[start]

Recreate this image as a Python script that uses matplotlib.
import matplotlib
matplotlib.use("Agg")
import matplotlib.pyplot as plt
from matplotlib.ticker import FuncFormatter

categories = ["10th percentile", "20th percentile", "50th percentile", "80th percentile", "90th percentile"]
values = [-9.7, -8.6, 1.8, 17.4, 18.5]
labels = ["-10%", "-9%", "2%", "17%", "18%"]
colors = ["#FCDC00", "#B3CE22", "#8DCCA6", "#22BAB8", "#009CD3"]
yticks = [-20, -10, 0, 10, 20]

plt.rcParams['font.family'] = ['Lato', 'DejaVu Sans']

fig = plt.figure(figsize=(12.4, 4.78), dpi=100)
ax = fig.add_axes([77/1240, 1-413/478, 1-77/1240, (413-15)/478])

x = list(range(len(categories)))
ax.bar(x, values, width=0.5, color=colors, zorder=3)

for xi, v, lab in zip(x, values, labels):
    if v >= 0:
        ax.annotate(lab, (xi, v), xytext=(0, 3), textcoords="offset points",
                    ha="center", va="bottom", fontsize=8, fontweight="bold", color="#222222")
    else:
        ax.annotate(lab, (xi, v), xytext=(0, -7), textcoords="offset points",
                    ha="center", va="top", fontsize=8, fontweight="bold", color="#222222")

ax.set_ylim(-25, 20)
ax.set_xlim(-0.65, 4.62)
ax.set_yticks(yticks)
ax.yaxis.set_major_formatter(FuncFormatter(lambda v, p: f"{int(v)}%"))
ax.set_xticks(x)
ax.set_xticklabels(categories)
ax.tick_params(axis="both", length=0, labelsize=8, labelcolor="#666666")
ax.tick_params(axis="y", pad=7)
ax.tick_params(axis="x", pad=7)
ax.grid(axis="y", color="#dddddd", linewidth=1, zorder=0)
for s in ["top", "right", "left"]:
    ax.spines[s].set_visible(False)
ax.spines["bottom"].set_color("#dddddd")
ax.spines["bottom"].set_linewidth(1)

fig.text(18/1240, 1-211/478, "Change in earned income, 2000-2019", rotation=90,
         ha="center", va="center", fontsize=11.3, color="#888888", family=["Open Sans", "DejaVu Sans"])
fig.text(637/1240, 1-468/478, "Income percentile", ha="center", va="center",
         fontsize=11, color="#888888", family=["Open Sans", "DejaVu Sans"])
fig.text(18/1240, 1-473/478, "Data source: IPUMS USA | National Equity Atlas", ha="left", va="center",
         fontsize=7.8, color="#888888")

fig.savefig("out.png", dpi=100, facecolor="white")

[end]

All of the lines above need to be given again exactly.

**COMPLETED TASK**
Recreate this image as a Python script that uses matplotlib.
import matplotlib
matplotlib.use("Agg")
import matplotlib.pyplot as plt
from matplotlib.ticker import FuncFormatter

categories = ["10th percentile", "20th percentile", "50th percentile", "80th percentile", "90th percentile"]
values = [-9.7, -8.6, 1.8, 17.4, 18.5]
labels = ["-10%", "-9%", "2%", "17%", "18%"]
colors = ["#FCDC00", "#B3CE22", "#8DCCA6", "#22BAB8", "#009CD3"]
yticks = [-20, -10, 0, 10, 20]

plt.rcParams['font.family'] = ['Lato', 'DejaVu Sans']

fig = plt.figure(figsize=(12.4, 4.78), dpi=100)
ax = fig.add_axes([77/1240, 1-413/478, 1-77/1240, (413-15)/478])

x = list(range(len(categories)))
ax.bar(x, values, width=0.5, color=colors, zorder=3)

for xi, v, lab in zip(x, values, labels):
    if v >= 0:
        ax.annotate(lab, (xi, v), xytext=(0, 3), textcoords="offset points",
                    ha="center", va="bottom", fontsize=8, fontweight="bold", color="#222222")
    else:
        ax.annotate(lab, (xi, v), xytext=(0, -7), textcoords="offset points",
                    ha="center", va="top", fontsize=8, fontweight="bold", color="#222222")

ax.set_ylim(-25, 20)
ax.set_xlim(-0.65, 4.62)
ax.set_yticks(yticks)
ax.yaxis.set_major_formatter(FuncFormatter(lambda v, p: f"{int(v)}%"))
ax.set_xticks(x)
ax.set_xticklabels(categories)
ax.tick_params(axis="both", length=0, labelsize=8, labelcolor="#666666")
ax.tick_params(axis="y", pad=7)
ax.tick_params(axis="x", pad=7)
ax.grid(axis="y", color="#dddddd", linewidth=1, zorder=0)
for s in ["top", "right", "left"]:
    ax.spines[s].set_visible(False)
ax.spines["bottom"].set_color("#dddddd")
ax.spines["bottom"].set_linewidth(1)

fig.text(18/1240, 1-211/478, "Change in earned income, 2000-2019", rotation=90,
         ha="center", va="center", fontsize=11.3, color="#888888", family=["Open Sans", "DejaVu Sans"])
fig.text(637/1240, 1-468/478, "Income percentile", ha="center", va="center",
         fontsize=11, color="#888888", family=["Open Sans", "DejaVu Sans"])
fig.text(18/1240, 1-473/478, "Data source: IPUMS USA | National Equity Atlas", ha="left", va="center",
         fontsize=7.8, color="#888888")

fig.savefig("out.png", dpi=100, facecolor="white")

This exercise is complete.